85% of the people who respond to our survey are confined to family homes, in different positions and with different characteristics, compared to 9% living alone or almost 6% with friends or others. And as we see below, confinement has radically transformed the role of the home by incorporating the dimensions of school and work center.
62% of respondents maintain their main activity, either attending their workplace (12% of respondents) or at home (40% with telework and 10% studying full-time).
22% have temporarily stopped working, either through employment regulation mechanisms, either using holidays, childcare leaves or working time reductions. In the case of Spain this includes using the Employment Temporary Regulation Proceedings (ERTES) or the so-called “inexcusable duty leave” which in the public sector have protected employees needing to care for sick relatives and those with high health risks who have not had the option of teleworking. Of all the answers, only 3% say they lost their jobs, while 13% had no work at the time.

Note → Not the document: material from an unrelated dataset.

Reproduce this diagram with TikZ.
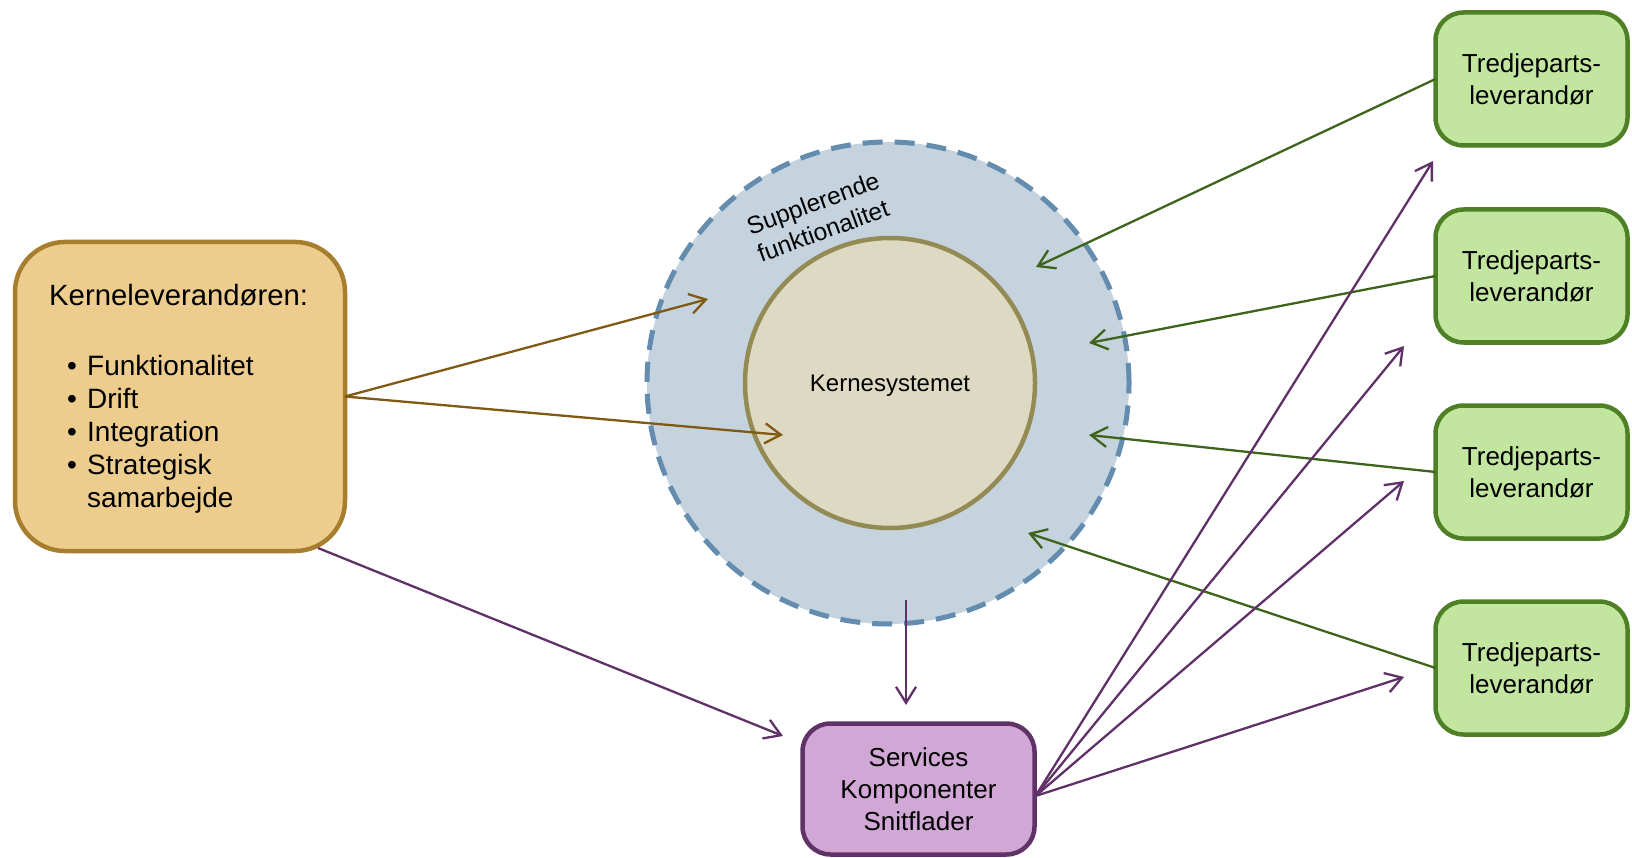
\documentclass[tikz,border=0pt]{standalone}
\usepackage{fontspec}
\setmainfont{Liberation Sans}
\usetikzlibrary{arrows.meta,calc}
\definecolor{klfill}{RGB}{237,205,142}
\definecolor{klborder}{RGB}{166,126,46}
\definecolor{outerfill}{RGB}{197,211,223}
\definecolor{outerborder}{RGB}{100,140,175}
\definecolor{innerfill}{RGB}{221,217,195}
\definecolor{innerborder}{RGB}{148,138,84}
\definecolor{gfill}{RGB}{194,229,159}
\definecolor{gborder}{RGB}{79,128,37}
\definecolor{pfill}{RGB}{209,168,213}
\definecolor{pborder}{RGB}{96,50,104}
\definecolor{brownc}{RGB}{128,90,20}
\definecolor{greenc}{RGB}{62,100,28}
\definecolor{purplec}{RGB}{96,48,104}
\begin{document}
\begin{tikzpicture}[x=1pt,y=-1pt,
  box/.style={draw, line width=4.5pt, outer sep=0pt, inner sep=0pt},
  conn/.style={line width=2.3pt, -{Straight Barb[length=16pt,width=20pt]}},
  greenbox/.style={box, draw=gborder, fill=gfill, rounded corners=28pt,
    minimum width=192pt, minimum height=133pt, align=center,
    font=\fontsize{26}{32}\selectfont}]
\useasboundingbox (0,0) rectangle (1632,858);

% left box
\node[box, draw=klborder, fill=klfill, rounded corners=50pt,
  minimum width=330pt, minimum height=309pt] (kl) at (180,396.5) {};
\node[anchor=base west, inner sep=0pt, font=\fontsize{29.3}{33}\selectfont]
  (kltitle) at (49,306) {Kerneleverandøren:};
\node[anchor=base west, inner sep=0pt, font=\fontsize{28}{33}\selectfont]
  (klitems) at (67,375) {\begin{tabular}[t]{@{}p{20pt}@{}l@{}}
  \textbullet & Funktionalitet\\
  \textbullet & Drift\\
  \textbullet & Integration\\
  \textbullet & Strategisk\\
   & samarbejde
  \end{tabular}};

% circles
\node[circle, fill=outerfill, draw=outerborder, line width=5pt,
  dash pattern=on 20pt off 12pt, minimum size=482pt,
  inner sep=0pt, outer sep=0pt] (outer) at (888,383) {};
\node[circle, fill=innerfill, draw=innerborder, line width=4.5pt,
  minimum size=290pt, inner sep=0pt, outer sep=0pt,
  text height=17.2pt, text depth=0pt,
  font=\fontsize{24}{28}\selectfont] (inner) at (890,383) {Kernesystemet};
\node[rotate=20, align=center, font=\fontsize{24.5}{29.5}\selectfont]
  (supp) at (818,217) {Supplerende\\funktionalitet};

% third party boxes
\node[greenbox] (t1) at (1531.5,79) {Tredjeparts-\\leverandør};
\node[greenbox] (t2) at (1531.5,276) {Tredjeparts-\\leverandør};
\node[greenbox] (t3) at (1531.5,472) {Tredjeparts-\\leverandør};
\node[greenbox] (t4) at (1531.5,668) {Tredjeparts-\\leverandør};

% services box
\node[box, draw=pborder, fill=pfill, rounded corners=28pt,
  minimum width=232pt, minimum height=131pt, align=center,
  font=\fontsize{26}{32}\selectfont] (svc) at (918.5,789)
  {Services\\Komponenter\\Snitflader};

% arrow end points
\coordinate (a1) at (708,299);
\coordinate (a2) at (783,435);
\coordinate (a3) at (783,736);
\coordinate (a4) at (906,705);
\coordinate (g1) at (1036,267);
\coordinate (g2) at (1089,343);
\coordinate (g3) at (1089,435);
\coordinate (g4) at (1028,533);
\coordinate (p1) at (1433,161);
\coordinate (p2) at (1404,346);
\coordinate (p3) at (1404,481);
\coordinate (p4) at (1404,677);

% connectors
\draw[conn, brownc] (kl.east) -- (a1);
\draw[conn, brownc] (kl.east) -- (a2);
\draw[conn, purplec] ([shift={(-27,-3)}]kl.south east) -- (a3);
\draw[conn, purplec] ([shift={(18,-24)}]outer.south) -- (a4);

\draw[conn, greenc] (t1.west) -- (g1);
\draw[conn, greenc] (t2.west) -- (g2);
\draw[conn, greenc] (t3.west) -- (g3);
\draw[conn, greenc] (t4.west) -- (g4);

\draw[conn, purplec] ([shift={(1,7)}]svc.east) -- (p1);
\draw[conn, purplec] ([shift={(1,7)}]svc.east) -- (p2);
\draw[conn, purplec] ([shift={(1,7)}]svc.east) -- (p3);
\draw[conn, purplec] ([shift={(1,7)}]svc.east) -- (p4);
\end{tikzpicture}
\end{document}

A large part (68%) of the people who live with our respondents also maintain their main activity. 26% go to work to their workplaces (in services considered essential) while 35% telework and 7% study full-time at home. Only 19% have stopped working temporarily, 10% were no longer working previously, and 3% say they have lost their jobs permanently due to confinement.
It is important to emphasize, in times of pandemic, that in a significant part of households there are people who go to work entering and leaving the confinement spaces daily.
It is interesting to analyze these results along with the respondent’s educational attainment and perceptions of the economic household situation. In this regard, it should be noted that 79% of respondents report higher education (which may be the result of the snowball questionnaire strategy initiated in university environments and/or due to the social characteristics of the virtual space), 16% with middle education, and only 4% with primary or no educational attainment. Regarding the economic household situation, 79% of the respondents make ends meet, and 44% also save, while 15% are using their savings to reach the end of the month, and 6% do not reach the end of the month and need to borrow.
The image of activity and income during the confinement does not yet seem to show a great impact from the crisis, both due to the novelty of the crisis itself and possibly also thanks to the fact that temporary work interruptions are being carried out in a protected manner, accompanied by effective mechanisms for wage income maintenance.
However, production in the broad sense (including education) has been transferred to the home without the conditions of a work or educational environment in terms of spaces, facilities, bathrooms, access to outdoor spaces. Working parents, in addition to cooking (a task that was previously partly outsourced through school and work canteens) now also have to support their children’s new home schooling. This transformation of the home makes the theme of space vital: spaces in households conceived as spaces to sleep or to spend much less time, now host practically all daily activities (work, study, leisure, main and secondary residence…). Possibly all this involves a new management of daily life at home where many are now teleworking, tele-studying, and also immersed in their free time in internet activities that connect us with our loved ones and our social networks outside the home.
Anna Escobedo Caparrós; José Luis Condom Bosch; José Antonio Rodríguez Díaz; Aitor D. Aguayo, “Preliminary results 5: Work and family economy during confinement”, (UB: EPP, May 2020).